■ **Task to carry out**: Pictures stay out of this copy, which runs from the first line of the material through the line containing "</script></body></html>".

■ **Data for this exercise**:
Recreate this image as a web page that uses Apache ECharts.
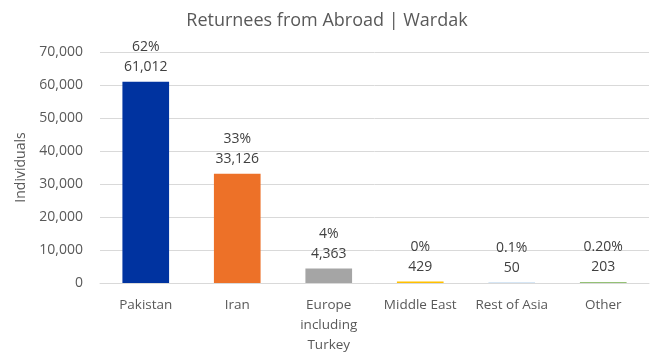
<!DOCTYPE html>
<html><head><meta charset="utf-8">
<script src="https://cdn.jsdelivr.net/npm/echarts@6/dist/echarts.min.js"></script>
<style>html,body{margin:0;padding:0;background:#fff}#c{width:654px;height:354px}</style>
</head><body><div id="c"></div>
<script>
const categories = ['Pakistan', 'Iran', 'Europe\nincluding\nTurkey', 'Middle East', 'Rest of Asia', 'Other'];
const values = [61012, 33126, 4363, 429, 50, 203];
const percents = ['62%', '33%', '4%', '0%', '0.1%', '0.20%'];
const colors = ['#0033A0', '#ED7128', '#A5A5A5', '#FFC000', '#5B9BD5', '#70AD47'];
const FONT = '"Open Sans", sans-serif';
const chart = echarts.init(document.getElementById('c'));
chart.setOption({
  animation: false,
  title: { text: 'Returnees from Abroad | Wardak', left: 'center', top: 7,
    textStyle: { fontFamily: FONT, fontSize: 18, fontWeight: 'normal', color: '#595959' } },
  grid: { left: 100, right: 5, top: 52, bottom: 71, outerBoundsMode: 'none' },
  xAxis: { type: 'category', data: categories,
    axisLine: { lineStyle: { color: '#D9D9D9' } }, axisTick: { show: false },
    axisLabel: { interval: 0, fontFamily: FONT, fontSize: 13.5, color: '#595959', lineHeight: 20, margin: 12 } },
  yAxis: { type: 'value', min: 0, max: 70000, interval: 10000,
    name: 'Individuals', nameLocation: 'middle', nameGap: 70, nameRotate: 90,
    nameTextStyle: { fontFamily: FONT, fontSize: 14, color: '#595959' },
    axisLabel: { fontFamily: FONT, fontSize: 14, color: '#595959', margin: 17,
      formatter: v => v.toLocaleString('en-US') },
    splitLine: { lineStyle: { color: '#D9D9D9' } } },
  series: [{ type: 'bar', barWidth: '51%',
    data: values.map((v, i) => ({ value: v, itemStyle: { color: colors[i] } })),
    label: { show: true, position: 'top', distance: 5, fontFamily: FONT, fontSize: 14, color: '#404040', lineHeight: 20,
      formatter: p => percents[p.dataIndex] + '\n' + p.value.toLocaleString('en-US') } }]
});
</script></body></html>
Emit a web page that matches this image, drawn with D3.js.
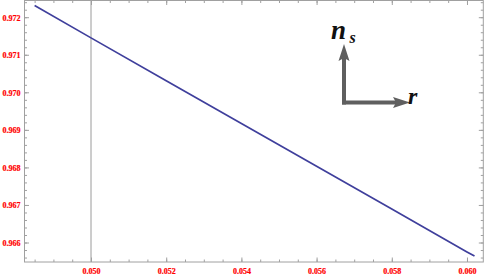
<!DOCTYPE html>
<html>
<head>
<meta charset="utf-8">
<script src="https://cdn.jsdelivr.net/npm/d3@7"></script>
<style>
  body { margin: 0; background: #fff; }
  svg { display: block; }
  .lbl { font-family: "Liberation Serif", "DejaVu Serif", serif; font-size: 8px; font-weight: bold; fill: #ff0000; stroke: #ff0000; stroke-width: 0.2px; }
</style>
</head>
<body>
<div id="chart"></div>
<script>
// values
const rValues  = [0.0485, 0.050, 0.052, 0.054, 0.056, 0.058, 0.060, 0.0602];
const nsValues = [0.97231, 0.97145, 0.97031, 0.96917, 0.96803, 0.96689, 0.96575, 0.96564];
const xTicks = [0.050, 0.052, 0.054, 0.056, 0.058, 0.060];
const yTicks = [0.966, 0.967, 0.968, 0.969, 0.970, 0.971, 0.972];
const xMinor = d3.range(0.0485, 0.0605, 0.0005);
const yMinor = d3.range(0.9656, 0.9725, 0.0002);

const width = 485, height = 277;
const margin = { top: 0.5, right: 1.7, bottom: 15, left: 24.5 };

const x = d3.scaleLinear()
    .domain([0.048231, 0.060434])
    .range([margin.left, width - margin.right]);
const y = d3.scaleLinear()
    .domain([0.965481, 0.972445])
    .range([height - margin.bottom, margin.top]);

const svg = d3.select("#chart").append("svg")
    .attr("width", width)
    .attr("height", height);

const frameColor = "#a0a0a0";

// origin axis line at r = 0.050
svg.append("line")
    .attr("x1", x(0.050)).attr("x2", x(0.050))
    .attr("y1", y.range()[1]).attr("y2", y.range()[0])
    .attr("stroke", "#9a9a9a").attr("stroke-width", 1);

// frame
svg.append("rect")
    .attr("x", x.range()[0]).attr("y", y.range()[1])
    .attr("width", x.range()[1] - x.range()[0])
    .attr("height", y.range()[0] - y.range()[1])
    .attr("fill", "none").attr("stroke", frameColor).attr("stroke-width", 1);

function ticks(axis, minor) {
  const g = svg.append("g");
  g.call(axis);
  g.select(".domain").remove();
  g.selectAll("line").attr("stroke", frameColor);
  if (minor) g.selectAll("text").remove();
  return g;
}

// minor ticks
ticks(d3.axisBottom(x).tickValues(xMinor).tickSize(-2.5).tickFormat(""), true)
    .attr("transform", `translate(0,${y.range()[0]})`);
ticks(d3.axisTop(x).tickValues(xMinor).tickSize(-2.5).tickFormat(""), true)
    .attr("transform", `translate(0,${y.range()[1]})`);
ticks(d3.axisLeft(y).tickValues(yMinor).tickSize(-2.5).tickFormat(""), true)
    .attr("transform", `translate(${x.range()[0]},0)`);
ticks(d3.axisRight(y).tickValues(yMinor).tickSize(-2.5).tickFormat(""), true)
    .attr("transform", `translate(${x.range()[1]},0)`);

// major ticks
const fmt = d3.format(".3f");
const bx = ticks(d3.axisBottom(x).tickValues(xTicks).tickSize(-4.5).tickFormat(fmt), false)
    .attr("transform", `translate(0,${y.range()[0]})`);
bx.selectAll("text").attr("class", "lbl").attr("dy", null).attr("y", 11.8);
ticks(d3.axisTop(x).tickValues(xTicks).tickSize(-4.5).tickFormat(""), true)
    .attr("transform", `translate(0,${y.range()[1]})`);
const ly = ticks(d3.axisLeft(y).tickValues(yTicks).tickSize(-4.5).tickFormat(fmt), false)
    .attr("transform", `translate(${x.range()[0]},0)`);
ly.selectAll("text").attr("class", "lbl").attr("x", -4).attr("dy", "0.35em");
ticks(d3.axisRight(y).tickValues(yTicks).tickSize(-4.5).tickFormat(""), true)
    .attr("transform", `translate(${x.range()[1]},0)`);
svg.selectAll(".tick text").attr("fill", null);

// curve
const line = d3.line().x((d, i) => x(rValues[i])).y(d => y(d));
svg.append("path")
    .datum(nsValues)
    .attr("d", line)
    .attr("fill", "none")
    .attr("stroke", "#3f3f9c")
    .attr("stroke-width", 1.7);

// arrows annotation
const arrowColor = "#5f5f5f";
const ox = 344, oy = 102.5;
svg.append("line")
    .attr("x1", ox).attr("y1", oy + 2).attr("x2", ox).attr("y2", 58)
    .attr("stroke", arrowColor).attr("stroke-width", 4);
svg.append("path")
    .attr("d", `M${ox},44 L${ox + 5.5},61 L${ox},58 L${ox - 5.5},61 Z`)
    .attr("fill", arrowColor);
svg.append("line")
    .attr("x1", ox - 2).attr("y1", oy).attr("x2", 396).attr("y2", oy)
    .attr("stroke", arrowColor).attr("stroke-width", 4);
svg.append("path")
    .attr("d", `M410,${oy} L393,${oy - 5.5} L396,${oy} L393,${oy + 5.5} Z`)
    .attr("fill", arrowColor);

const ann = svg.append("g")
    .attr("font-family", "'Liberation Serif', 'DejaVu Serif', serif")
    .attr("font-weight", "bold").attr("font-style", "italic")
    .attr("fill", "#111");
ann.append("text").attr("x", 331).attr("y", 38.7).attr("font-size", 27).text("n");
ann.append("text").attr("x", 349.5).attr("y", 42.7).attr("font-size", 16).text("s");
ann.append("text").attr("x", 408).attr("y", 103.5).attr("font-size", 24).text("r");
</script>
</body>
</html>
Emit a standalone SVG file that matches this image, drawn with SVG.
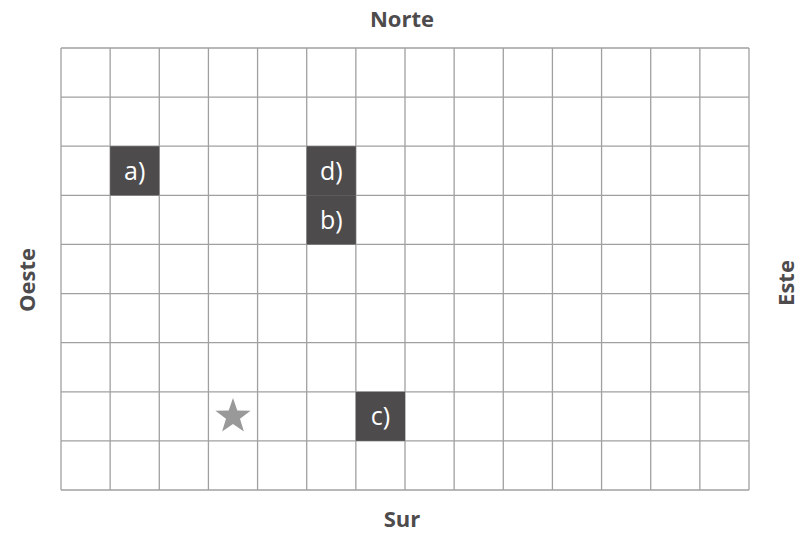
<svg xmlns="http://www.w3.org/2000/svg" width="809" height="534" viewBox="0 0 809 534">
<style>
.grid line{stroke:#a0a0a0;stroke-width:1.3}
.cell{fill:#4d4b4c}
.lbl{font-family:"Open Sans","Liberation Sans",sans-serif;font-size:25px;fill:#ffffff;text-anchor:middle}
.dir{font-family:"Open Sans","Liberation Sans",sans-serif;font-size:22px;font-weight:bold;fill:#4d4b4c;text-anchor:middle}
</style>
<rect width="809" height="534" fill="#ffffff"/>
<g id="grid" class="grid">
<line x1="61" y1="48" x2="61" y2="490"/>
<line x1="110.14" y1="48" x2="110.14" y2="490"/>
<line x1="159.29" y1="48" x2="159.29" y2="490"/>
<line x1="208.43" y1="48" x2="208.43" y2="490"/>
<line x1="257.57" y1="48" x2="257.57" y2="490"/>
<line x1="306.71" y1="48" x2="306.71" y2="490"/>
<line x1="355.86" y1="48" x2="355.86" y2="490"/>
<line x1="405" y1="48" x2="405" y2="490"/>
<line x1="454.14" y1="48" x2="454.14" y2="490"/>
<line x1="503.29" y1="48" x2="503.29" y2="490"/>
<line x1="552.43" y1="48" x2="552.43" y2="490"/>
<line x1="601.57" y1="48" x2="601.57" y2="490"/>
<line x1="650.71" y1="48" x2="650.71" y2="490"/>
<line x1="699.86" y1="48" x2="699.86" y2="490"/>
<line x1="749" y1="48" x2="749" y2="490"/>
<line x1="61" y1="48" x2="749" y2="48"/>
<line x1="61" y1="97.11" x2="749" y2="97.11"/>
<line x1="61" y1="146.22" x2="749" y2="146.22"/>
<line x1="61" y1="195.33" x2="749" y2="195.33"/>
<line x1="61" y1="244.44" x2="749" y2="244.44"/>
<line x1="61" y1="293.56" x2="749" y2="293.56"/>
<line x1="61" y1="342.67" x2="749" y2="342.67"/>
<line x1="61" y1="391.78" x2="749" y2="391.78"/>
<line x1="61" y1="440.89" x2="749" y2="440.89"/>
<line x1="61" y1="490" x2="749" y2="490"/>
</g>
<g id="node-a">
<rect class="cell" x="110.14" y="146.22" width="49.14" height="49.11"/>
<text class="lbl" x="134.7" y="179.5">a)</text>
</g>
<g id="node-d">
<rect class="cell" x="306.71" y="146.22" width="49.14" height="49.11"/>
<text class="lbl" x="331.3" y="179.5">d)</text>
</g>
<g id="node-b">
<rect class="cell" x="306.71" y="195.33" width="49.14" height="49.11"/>
<text class="lbl" x="331.3" y="228.6">b)</text>
</g>
<g id="node-c">
<rect class="cell" x="355.86" y="391.78" width="49.14" height="49.11"/>
<text class="lbl" x="380.4" y="425">c)</text>
</g>
<g id="star">
<polygon fill="#999999" points="233,398 237.3,410.6 250.6,410.8 240,418.8 243.9,431.5 233,423.9 222.1,431.5 226,418.8 215.4,410.8 228.7,410.6"/>
</g>
<g id="labels">
<text class="dir" x="402" y="27">Norte</text>
<text class="dir" x="402" y="527">Sur</text>
<text class="dir" transform="translate(35,280) rotate(-90)">Oeste</text>
<text class="dir" transform="translate(794,283) rotate(-90)">Este</text>
</g>
<g id="connectors"></g>
</svg>
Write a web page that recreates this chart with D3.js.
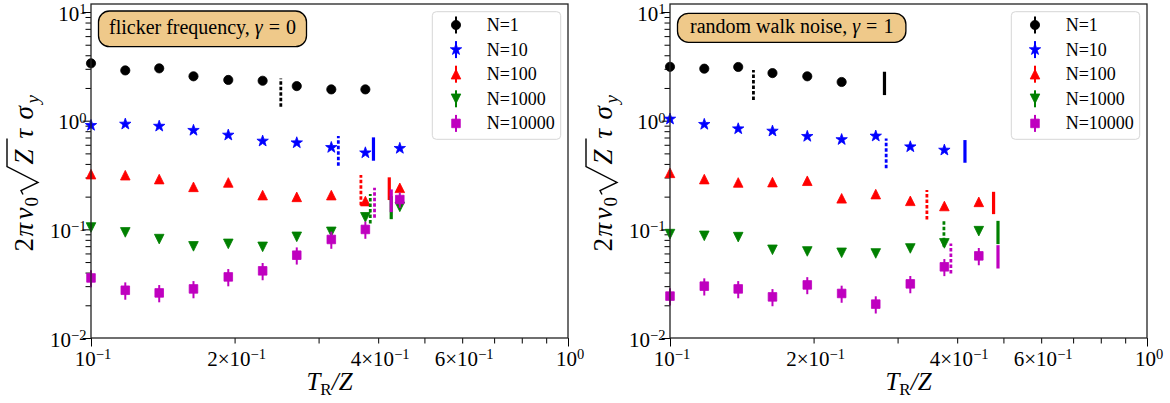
<!DOCTYPE html>
<html><head><meta charset="utf-8">
<script src="https://cdn.jsdelivr.net/npm/d3@7"></script>
<style>body{margin:0;background:#fff} svg{display:block} text{font-family:"Liberation Serif","Times New Roman",serif;fill:#000}</style>
</head><body>
<svg id="c" width="1170" height="403"></svg>
<script>
// ---------------- data ----------------
const xValues = [0.100, 0.118, 0.139, 0.164, 0.194, 0.229, 0.270, 0.319, 0.376, 0.444];
const seriesNames = ["N=1", "N=10", "N=100", "N=1000", "N=10000"];

// panel 1 : flicker frequency, gamma = 0
const flickerN1     = [3.37, 2.90, 3.03, 2.56, 2.37, 2.33, 2.08, 1.94, 1.94];
const flickerN10    = [0.905, 0.93, 0.89, 0.815, 0.737, 0.649, 0.626, 0.567, 0.506, 0.556];
const flickerN100   = [0.322, 0.315, 0.290, 0.246, 0.270, 0.2065, 0.199, 0.2065, 0.182, 0.241];
const flickerN1000  = [0.104, 0.0937, 0.0813, 0.0697, 0.0735, 0.069, 0.0853, 0.0948, 0.129, 0.161];
const flickerN10000 = [0.0357, 0.0275, 0.0260, 0.0283, 0.0365, 0.0415, 0.0578, 0.0807, 0.0998, 0.188];
const flickerErr10000 = [0.0064, 0.0050, 0.0047, 0.0051, 0.0066, 0.0075, 0.0104, 0.0145, 0.0180, 0.0300];
// vertical markers [x, low, high] per series (null = none)
const flickerDashed = [[0.250, 1.34, 2.45], [0.330, 0.385, 0.722], [0.368, 0.167, 0.316], [0.385, 0.113, 0.211], [0.393, 0.128, 0.241]];
const flickerSolid  = [null, [0.391, 0.428, 0.702], [0.422, 0.186, 0.301], [0.426, 0.124, 0.202], [0.426, 0.144, 0.233]];

// panel 2 : random walk noise, gamma = 1
const randomN1     = [3.13, 3.01, 3.12, 2.74, 2.56, 2.27];
const randomN10    = [1.035, 0.925, 0.842, 0.802, 0.717, 0.670, 0.722, 0.575, 0.536];
const randomN100   = [0.331, 0.290, 0.270, 0.272, 0.280, 0.193, 0.211, 0.183, 0.164, 0.179];
const randomN1000  = [0.0904, 0.0871, 0.0848, 0.0648, 0.0626, 0.0608, 0.0600, 0.0667, 0.0742, 0.0962];
const randomN10000 = [0.0243, 0.0300, 0.0283, 0.0239, 0.0308, 0.0257, 0.0205, 0.0315, 0.0452, 0.0570];
const randomErr10000 = [0.0044, 0.0054, 0.0051, 0.0043, 0.0055, 0.0046, 0.0037, 0.0057, 0.0081, 0.0103];
const randomDashed = [[0.1496, 1.55, 2.92], [0.2839, 0.364, 0.687], [0.3456, 0.1233, 0.2296], [0.3752, 0.069, 0.123], [0.388, 0.0393, 0.0742]];
const randomSolid  = [[0.2816, 1.72, 2.82], [0.4153, 0.410, 0.663], [0.4768, 0.138, 0.2215], [0.4871, 0.0731, 0.1197], [0.4871, 0.0436, 0.0715]];

// axes ticks
const yMajorTicks = [0.01, 0.1, 1, 10];
const yTickLabels = [["10", "\u22122"], ["10", "\u22121"], ["10", "0"], ["10", "1"]];
const yMinorTicks = [0.02,0.03,0.04,0.05,0.06,0.07,0.08,0.09,0.2,0.3,0.4,0.5,0.6,0.7,0.8,0.9,2,3,4,5,6,7,8,9];
const xMajorTicks = [0.1, 1];
const xMinorTicks = [0.2, 0.3, 0.4, 0.5, 0.6, 0.7, 0.8, 0.9];
const xLabelValues = [0.1, 0.2, 0.4, 0.6, 1];
const xTickLabels = [["", "10", "\u22121"], ["2\u00d7", "10", "\u22121"], ["4\u00d7", "10", "\u22121"], ["6\u00d7", "10", "\u22121"], ["", "10", "0"]];

// ---------------- styles ----------------
const colors = ["#000000", "#0000ff", "#ff0000", "#008000", "#bf00bf"];
const markers = ["circle", "star", "triUp", "triDown", "square"];

const panels = [
  {left: 91, right: 568, text: "flicker frequency,", gamma: "0",
   series: [flickerN1, flickerN10, flickerN100, flickerN1000, flickerN10000],
   err: flickerErr10000, dashed: flickerDashed, solid: flickerSolid, boxTop: 11, boxBot: 46.7, boxW: 208},
  {left: 670, right: 1147, text: "random walk noise,", gamma: "1",
   series: [randomN1, randomN10, randomN100, randomN1000, randomN10000],
   err: randomErr10000, dashed: randomDashed, solid: randomSolid, boxTop: 13.3, boxBot: 42.3, boxW: 228.4}
];

const TOP = 4, BOTTOM = 338;
const svg = d3.select("#c");

function markerPath(type) {
  if (type === "star") {
    const R = 6.0, r = R * 0.40; let p = [];
    for (let i = 0; i < 10; i++) {
      const a = -Math.PI / 2 + i * Math.PI / 5, rr = i % 2 ? r : R;
      p.push([rr * Math.cos(a), rr * Math.sin(a)]);
    }
    return "M" + p.map(q => q[0].toFixed(2) + "," + q[1].toFixed(2)).join("L") + "Z";
  }
  const s = 4.8;
  if (type === "triUp") return `M0,${-s}L${s},${s}L${-s},${s}Z`;
  if (type === "triDown") return `M0,${s}L${s},${-s}L${-s},${-s}Z`;
  if (type === "square") return "M-4.3,-4.3L4.3,-4.3L4.3,4.3L-4.3,4.3Z";
  return d3.symbol(d3.symbolCircle, Math.PI * 4.6 * 4.6)();
}

panels.forEach(P => {
  const x = d3.scaleLog().domain([0.1, 1]).range([P.left, P.right]);
  const y = d3.scaleLog().domain([0.01, Math.pow(10, 1.0737)]).range([BOTTOM, TOP]);
  const g = svg.append("g");

  // ticks
  const ax = (gen, vals, size, tr) => {
    const a = g.append("g").attr("transform", tr)
      .call(gen.tickValues(vals).tickSize(size).tickFormat(""));
    a.select(".domain").remove();
    a.selectAll("line").attr("stroke", "#000").attr("stroke-width", 1);
  };
  ax(d3.axisLeft(y), yMajorTicks, 8.5, `translate(${P.left},0)`);
  ax(d3.axisLeft(y), yMinorTicks, 5.5, `translate(${P.left},0)`);
  ax(d3.axisBottom(x), xMajorTicks, 8.5, `translate(0,${BOTTOM})`);
  ax(d3.axisBottom(x), xMinorTicks, 5.5, `translate(0,${BOTTOM})`);

  // y tick labels
  yMajorTicks.forEach((v, i) => {
    const t = g.append("text").attr("x", P.left - 4.5).attr("y", y(v) + 8.5)
      .attr("text-anchor", "end").style("font-size", "21px");
    t.append("tspan").text(yTickLabels[i][0]);
    t.append("tspan").attr("dy", -6.5).style("font-size", "14.5px").text(yTickLabels[i][1]);
  });
  // x tick labels
  xLabelValues.forEach((v, i) => {
    const t = g.append("text").attr("x", x(v) + 2).attr("y", 365.5)
      .attr("text-anchor", "middle").style("font-size", "21px");
    t.append("tspan").text(xTickLabels[i][0] + xTickLabels[i][1]);
    t.append("tspan").attr("dy", -7).style("font-size", "14.5px").text(xTickLabels[i][2]);
  });

  // x label
  const xl = g.append("text").attr("x", (P.left + P.right) / 2).attr("y", 390)
    .attr("text-anchor", "middle").style("font-size", "25px");
  xl.append("tspan").style("font-style", "italic").text("T");
  xl.append("tspan").attr("dy", 5).style("font-size", "17px").text("R");
  xl.append("tspan").attr("dy", -5).style("font-style", "italic").text("/Z");

  // y label (math), rotated
  const cy = (TOP + BOTTOM) / 2 + 1.5;
  const yl = g.append("g").attr("transform", `translate(${P.left - 58},${cy + 80}) rotate(-90)`);
  const piece = (txt, px, it, fs, dy) => yl.append("text").attr("x", px).attr("y", dy || 0)
    .style("font-size", (fs || 27) + "px").style("font-style", it ? "italic" : "normal").text(txt);
  piece("2", 1, false);
  piece("\u03c0", 16, true);
  piece("\u03bd", 33, true);
  piece("0", 46, false, 19, 5);
  yl.append("path").attr("d", "M58,-10L62,-12L70,5L86,-26L114,-26")
    .attr("fill", "none").attr("stroke", "#000").attr("stroke-width", 1.4);
  piece("Z", 88, true);
  piece("\u03c4", 114, true);
  piece("\u03c3", 133, true);
  piece("y", 149, true, 19, 6);

  // annotation box
  const tg = g.append("g");
  tg.append("rect").attr("x", P.left + 7.5).attr("y", P.boxTop)
    .attr("width", P.boxW).attr("height", P.boxBot - P.boxTop)
    .attr("rx", 11).attr("ry", 11)
    .attr("fill", "#efc98a").attr("stroke", "#000").attr("stroke-width", 1.3);
  const at = tg.append("text").attr("x", P.left + 7.5 + P.boxW / 2).attr("y", (P.boxTop + P.boxBot) / 2 + 5)
    .attr("text-anchor", "middle").style("font-size", "20px");
  at.append("tspan").text(P.text);
  at.append("tspan").attr("dx", 5).style("font-style", "italic").text("\u03b3");
  at.append("tspan").attr("dx", 6).text("=");
  at.append("tspan").attr("dx", 6).text(P.gamma);

  // data
  P.series.forEach((vals, si) => {
    const sg = g.append("g");
    if (si === 4) {
      sg.selectAll("line.err").data(vals).join("line")
        .attr("x1", (d, i) => x(xValues[i])).attr("x2", (d, i) => x(xValues[i]))
        .attr("y1", (d, i) => y(d - P.err[i])).attr("y2", (d, i) => y(d + P.err[i]))
        .attr("stroke", colors[si]).attr("stroke-width", 2);
    }
    sg.selectAll("path.m").data(vals).join("path")
      .attr("transform", (d, i) => `translate(${x(xValues[i])},${y(d)})`)
      .attr("d", markerPath(markers[si]))
      .attr("fill", colors[si]).attr("stroke", colors[si]).attr("stroke-width", 0.8);
    const dd = P.dashed[si], ss = P.solid[si];
    if (dd) sg.append("line").attr("x1", x(dd[0])).attr("x2", x(dd[0])).attr("y1", y(dd[1])).attr("y2", y(dd[2]))
      .attr("stroke", colors[si]).attr("stroke-width", 2.8).attr("stroke-dasharray", "3.5,2");
    if (ss) sg.append("line").attr("x1", x(ss[0])).attr("x2", x(ss[0])).attr("y1", y(ss[1])).attr("y2", y(ss[2]))
      .attr("stroke", colors[si]).attr("stroke-width", 3.2);
  });

  // frame
  g.append("rect").attr("x", P.left).attr("y", TOP).attr("width", P.right - P.left).attr("height", BOTTOM - TOP)
    .attr("fill", "none").attr("stroke", "#222").attr("stroke-width", 1.3);

  // legend
  const lx = P.right - 135.7, ly = 11.7;
  const lg = g.append("g").attr("transform", `translate(${lx},${ly})`);
  lg.append("rect").attr("width", 128.4).attr("height", 127.6).attr("rx", 4)
    .attr("fill", "#fff").attr("fill-opacity", 0.8).attr("stroke", "#d6d6d6").attr("stroke-width", 1);
  seriesNames.forEach((nm, si) => {
    const ry = 13.3 + si * 24.6;
    lg.append("line").attr("x1", 23.7).attr("x2", 23.7).attr("y1", ry - 8.5).attr("y2", ry + 8.5)
      .attr("stroke", colors[si]).attr("stroke-width", 2);
    lg.append("path").attr("transform", `translate(23.7,${ry})`).attr("d", markerPath(markers[si]))
      .attr("fill", colors[si]).attr("stroke", colors[si]).attr("stroke-width", 0.8);
    lg.append("text").attr("x", 54.4).attr("y", ry + 6).style("font-size", "18px").text(nm);
  });
});
</script>
</body></html>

■ **Answer for the task**:
Recreate this image as a web page that uses Apache ECharts.
<!DOCTYPE html>
<html><head><meta charset="utf-8">
<script src="https://cdn.jsdelivr.net/npm/echarts@6/dist/echarts.min.js"></script>
<style>html,body{margin:0;padding:0;background:#fff}#c{width:654px;height:354px}</style>
</head><body><div id="c"></div>
<script>
const categories = ['Pakistan', 'Iran', 'Europe\nincluding\nTurkey', 'Middle East', 'Rest of Asia', 'Other'];
const values = [61012, 33126, 4363, 429, 50, 203];
const percents = ['62%', '33%', '4%', '0%', '0.1%', '0.20%'];
const colors = ['#0033A0', '#ED7128', '#A5A5A5', '#FFC000', '#5B9BD5', '#70AD47'];
const FONT = '"Open Sans", sans-serif';
const chart = echarts.init(document.getElementById('c'));
chart.setOption({
  animation: false,
  title: { text: 'Returnees from Abroad | Wardak', left: 'center', top: 7,
    textStyle: { fontFamily: FONT, fontSize: 18, fontWeight: 'normal', color: '#595959' } },
  grid: { left: 100, right: 5, top: 52, bottom: 71, outerBoundsMode: 'none' },
  xAxis: { type: 'category', data: categories,
    axisLine: { lineStyle: { color: '#D9D9D9' } }, axisTick: { show: false },
    axisLabel: { interval: 0, fontFamily: FONT, fontSize: 13.5, color: '#595959', lineHeight: 20, margin: 12 } },
  yAxis: { type: 'value', min: 0, max: 70000, interval: 10000,
    name: 'Individuals', nameLocation: 'middle', nameGap: 70, nameRotate: 90,
    nameTextStyle: { fontFamily: FONT, fontSize: 14, color: '#595959' },
    axisLabel: { fontFamily: FONT, fontSize: 14, color: '#595959', margin: 17,
      formatter: v => v.toLocaleString('en-US') },
    splitLine: { lineStyle: { color: '#D9D9D9' } } },
  series: [{ type: 'bar', barWidth: '51%',
    data: values.map((v, i) => ({ value: v, itemStyle: { color: colors[i] } })),
    label: { show: true, position: 'top', distance: 5, fontFamily: FONT, fontSize: 14, color: '#404040', lineHeight: 20,
      formatter: p => percents[p.dataIndex] + '\n' + p.value.toLocaleString('en-US') } }]
});
</script></body></html>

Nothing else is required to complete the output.